▸ WHAT IS ASKED
Retype all of the listing exactly, passing over any picture you find.

▸ RAW DATA
(begin)

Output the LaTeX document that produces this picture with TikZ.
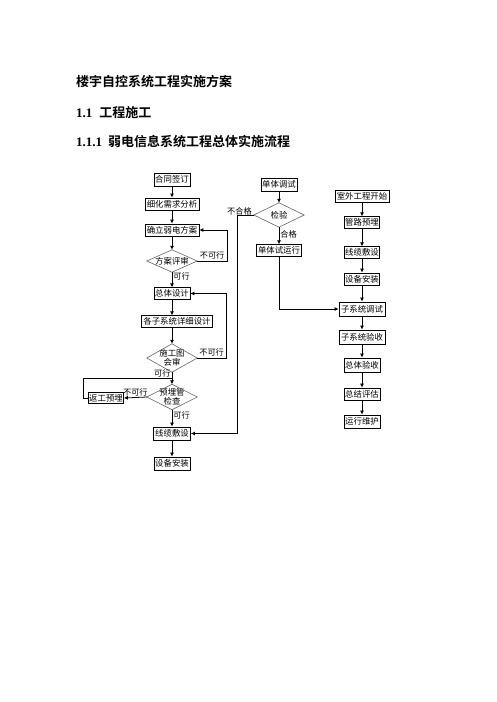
\documentclass[tikz,border=0pt]{standalone}
\usepackage{fontspec}
\setmainfont{Liberation Serif}
\newfontfamily\cjk{Noto Sans CJK SC}[BoldFont={Noto Sans CJK SC Bold}]
\usetikzlibrary{arrows.meta}
\begin{document}
\begin{tikzpicture}[x=1pt,y=-1pt,
  box/.style={draw=black,line width=0.8pt,inner sep=0pt,minimum height=12pt,font=\cjk\fontsize{8.4}{9}\selectfont},
  dia/.style={inner sep=0pt,font=\cjk\fontsize{8.4}{8.6}\selectfont,align=center},
  diaedge/.style={draw=black!60,line width=0.6pt},
  arr/.style={line width=0.8pt,-{Latex[length=4pt,width=4pt]}},
  ln/.style={line width=0.8pt},
  lab/.style={font=\cjk\fontsize{8.2}{9}\selectfont,inner sep=1pt},
  head/.style={anchor=west,inner sep=0pt,font=\bfseries\fontsize{13}{15}\selectfont}
]
\useasboundingbox[fill=white] (0,0) rectangle (496,702);
% headings
\node[head] (h1) at (76,82) {\cjk\bfseries 楼宇自控系统工程实施方案};
\node[head] (h2) at (76,113) {1.1\hspace{7pt}{\cjk\bfseries 工程施工}};
\node[head] (h3) at (76,142) {1.1.1\hspace{6pt}{\cjk\bfseries 弱电信息系统工程总体实施流程}};
% left column
\node[box,minimum width=36pt,minimum height=13pt] (n1) at (172,179.5) {合同签订};
\node[box,minimum width=54pt] (n2) at (172,204) {细化需求分析};
\node[box,minimum width=54pt] (n3) at (172,230) {确立弱电方案};
\node[dia,minimum width=50pt,minimum height=22pt] (d1) at (172,261) {方案评审};
\node[box,minimum width=36pt,minimum height=11.5pt] (n4) at (172,293.5) {总体设计};
\node[box,minimum width=71pt,minimum height=11.5pt] (n5) at (177,321.5) {各子系统详细设计};
\node[dia,minimum width=50pt,minimum height=28pt] (d2) at (172,358) {施工图\\会审};
\node[dia,minimum width=50pt,minimum height=25pt] (d3) at (172,397) {预埋管\\检查};
\node[box,minimum width=35pt,minimum height=11.5pt] (n6) at (106,398) {返工预埋};
\node[box,minimum width=37pt,minimum height=13pt] (n7) at (172,433.5) {线缆敷设};
\node[box,minimum width=36pt,minimum height=13pt] (n8) at (172,463.5) {设备安装};
% middle column
\node[box,minimum width=36pt,minimum height=13pt] (m1) at (279,184.5) {单体调试};
\node[dia,minimum width=50pt,minimum height=24pt] (md) at (279,215) {检验};
\node[box,minimum width=45pt,minimum height=11.5pt] (m2) at (279,250.5) {单体试运行};
% diamond outlines
\foreach \d in {d1,d2,d3,md}
  \draw[diaedge] (\d.north) -- (\d.east) -- (\d.south) -- (\d.west) -- cycle;
% right column
\node[box,minimum width=54pt] (r1) at (362,196) {室外工程开始};
\node[box,minimum width=35pt,minimum height=11.5pt] (r2) at (362,222.5) {管路预埋};
\node[box,minimum width=35pt,minimum height=11.5pt] (r3) at (362,252.5) {线缆敷设};
\node[box,minimum width=35pt] (r4) at (362,279) {设备安装};
\node[box,minimum width=46pt,minimum height=14pt] (r5) at (362,309) {子系统调试};
\node[box,minimum width=46pt,minimum height=14pt] (r6) at (362,337) {子系统验收};
\node[box,minimum width=36pt,minimum height=14pt] (r7) at (362,365) {总体验收};
\node[box,minimum width=36pt] (r8) at (362,394) {总结评估};
\node[box,minimum width=36pt,minimum height=13pt] (r9) at (362,421.5) {运行维护};
% coordinates
\coordinate (c1) at (227,261);
\coordinate (c2) at (226,358);
\coordinate (c3) at (83,378);
\coordinate (c4) at (172,378);
\coordinate (c5) at (237,215);
% left connectors
\draw[arr] (n1.south) -- (n2.north);
\draw[arr] (n2.south) -- (n3.north);
\draw[arr] (n3.south) -- (d1.north);
\draw[arr] (d1.south) -- node[lab,right,pos=0.3] {可行} (n4.north);
\draw[arr] (n4.south) -- (n4.south |- n5.north);
\draw[arr] (n4.south |- n5.south) -- (d2.north);
\draw[arr] (d2.south) -- node[lab,left,pos=0.1] {可行} (d3.north);
\draw[arr] (d3.south) -- node[lab,right,pos=0.35] {可行} (n7.north);
\draw[arr] (n7.south) -- (n8.north);
\draw[arr] (d1.east) -- node[lab,above,pos=0.5] {不可行} (c1) |- (n3.east);
\draw[arr] (d2.east) -- node[lab,above,pos=0.5] {不可行} (c2) |- (n4.east);
\draw[arr] (d3.west) -- node[lab,above,pos=0.5] {不可行} (n6.east);
\draw[ln] (n6.west) -| (c3) -- (c4);
\draw[arr] (md.west) -- (c5) |- (n7.east);
\node[lab,anchor=south east] (t1) at (253,216) {不合格};
% middle connectors
\draw[arr] (m1.south) -- (md.north);
\draw[arr] (md.south) -- node[lab,right,pos=0.4] {合格} (m2.north);
\draw[arr] (m2.south) |- (r5.west);
% right connectors
\draw[arr] (r1.south) -- (r2.north);
\draw[arr] (r2.south) -- (r3.north);
\draw[arr] (r3.south) -- (r4.north);
\draw[arr] (r4.south) -- (r5.north);
\draw[arr] (r5.south) -- (r6.north);
\draw[arr] (r6.south) -- (r7.north);
\draw[arr] (r7.south) -- (r8.north);
\draw[arr] (r8.south) -- (r9.north);
\end{tikzpicture}
\end{document}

(end)

▸ SOLUTION BELOW
Output the LaTeX document that produces this picture with TikZ.
\documentclass[tikz,border=0pt]{standalone}
\usepackage{fontspec}
\setmainfont{Liberation Serif}
\newfontfamily\cjk{Noto Sans CJK SC}[BoldFont={Noto Sans CJK SC Bold}]
\usetikzlibrary{arrows.meta}
\begin{document}
\begin{tikzpicture}[x=1pt,y=-1pt,
  box/.style={draw=black,line width=0.8pt,inner sep=0pt,minimum height=12pt,font=\cjk\fontsize{8.4}{9}\selectfont},
  dia/.style={inner sep=0pt,font=\cjk\fontsize{8.4}{8.6}\selectfont,align=center},
  diaedge/.style={draw=black!60,line width=0.6pt},
  arr/.style={line width=0.8pt,-{Latex[length=4pt,width=4pt]}},
  ln/.style={line width=0.8pt},
  lab/.style={font=\cjk\fontsize{8.2}{9}\selectfont,inner sep=1pt},
  head/.style={anchor=west,inner sep=0pt,font=\bfseries\fontsize{13}{15}\selectfont}
]
\useasboundingbox[fill=white] (0,0) rectangle (496,702);
% headings
\node[head] (h1) at (76,82) {\cjk\bfseries 楼宇自控系统工程实施方案};
\node[head] (h2) at (76,113) {1.1\hspace{7pt}{\cjk\bfseries 工程施工}};
\node[head] (h3) at (76,142) {1.1.1\hspace{6pt}{\cjk\bfseries 弱电信息系统工程总体实施流程}};
% left column
\node[box,minimum width=36pt,minimum height=13pt] (n1) at (172,179.5) {合同签订};
\node[box,minimum width=54pt] (n2) at (172,204) {细化需求分析};
\node[box,minimum width=54pt] (n3) at (172,230) {确立弱电方案};
\node[dia,minimum width=50pt,minimum height=22pt] (d1) at (172,261) {方案评审};
\node[box,minimum width=36pt,minimum height=11.5pt] (n4) at (172,293.5) {总体设计};
\node[box,minimum width=71pt,minimum height=11.5pt] (n5) at (177,321.5) {各子系统详细设计};
\node[dia,minimum width=50pt,minimum height=28pt] (d2) at (172,358) {施工图\\会审};
\node[dia,minimum width=50pt,minimum height=25pt] (d3) at (172,397) {预埋管\\检查};
\node[box,minimum width=35pt,minimum height=11.5pt] (n6) at (106,398) {返工预埋};
\node[box,minimum width=37pt,minimum height=13pt] (n7) at (172,433.5) {线缆敷设};
\node[box,minimum width=36pt,minimum height=13pt] (n8) at (172,463.5) {设备安装};
% middle column
\node[box,minimum width=36pt,minimum height=13pt] (m1) at (279,184.5) {单体调试};
\node[dia,minimum width=50pt,minimum height=24pt] (md) at (279,215) {检验};
\node[box,minimum width=45pt,minimum height=11.5pt] (m2) at (279,250.5) {单体试运行};
% diamond outlines
\foreach \d in {d1,d2,d3,md}
  \draw[diaedge] (\d.north) -- (\d.east) -- (\d.south) -- (\d.west) -- cycle;
% right column
\node[box,minimum width=54pt] (r1) at (362,196) {室外工程开始};
\node[box,minimum width=35pt,minimum height=11.5pt] (r2) at (362,222.5) {管路预埋};
\node[box,minimum width=35pt,minimum height=11.5pt] (r3) at (362,252.5) {线缆敷设};
\node[box,minimum width=35pt] (r4) at (362,279) {设备安装};
\node[box,minimum width=46pt,minimum height=14pt] (r5) at (362,309) {子系统调试};
\node[box,minimum width=46pt,minimum height=14pt] (r6) at (362,337) {子系统验收};
\node[box,minimum width=36pt,minimum height=14pt] (r7) at (362,365) {总体验收};
\node[box,minimum width=36pt] (r8) at (362,394) {总结评估};
\node[box,minimum width=36pt,minimum height=13pt] (r9) at (362,421.5) {运行维护};
% coordinates
\coordinate (c1) at (227,261);
\coordinate (c2) at (226,358);
\coordinate (c3) at (83,378);
\coordinate (c4) at (172,378);
\coordinate (c5) at (237,215);
% left connectors
\draw[arr] (n1.south) -- (n2.north);
\draw[arr] (n2.south) -- (n3.north);
\draw[arr] (n3.south) -- (d1.north);
\draw[arr] (d1.south) -- node[lab,right,pos=0.3] {可行} (n4.north);
\draw[arr] (n4.south) -- (n4.south |- n5.north);
\draw[arr] (n4.south |- n5.south) -- (d2.north);
\draw[arr] (d2.south) -- node[lab,left,pos=0.1] {可行} (d3.north);
\draw[arr] (d3.south) -- node[lab,right,pos=0.35] {可行} (n7.north);
\draw[arr] (n7.south) -- (n8.north);
\draw[arr] (d1.east) -- node[lab,above,pos=0.5] {不可行} (c1) |- (n3.east);
\draw[arr] (d2.east) -- node[lab,above,pos=0.5] {不可行} (c2) |- (n4.east);
\draw[arr] (d3.west) -- node[lab,above,pos=0.5] {不可行} (n6.east);
\draw[ln] (n6.west) -| (c3) -- (c4);
\draw[arr] (md.west) -- (c5) |- (n7.east);
\node[lab,anchor=south east] (t1) at (253,216) {不合格};
% middle connectors
\draw[arr] (m1.south) -- (md.north);
\draw[arr] (md.south) -- node[lab,right,pos=0.4] {合格} (m2.north);
\draw[arr] (m2.south) |- (r5.west);
% right connectors
\draw[arr] (r1.south) -- (r2.north);
\draw[arr] (r2.south) -- (r3.north);
\draw[arr] (r3.south) -- (r4.north);
\draw[arr] (r4.south) -- (r5.north);
\draw[arr] (r5.south) -- (r6.north);
\draw[arr] (r6.south) -- (r7.north);
\draw[arr] (r7.south) -- (r8.north);
\draw[arr] (r8.south) -- (r9.north);
\end{tikzpicture}
\end{document}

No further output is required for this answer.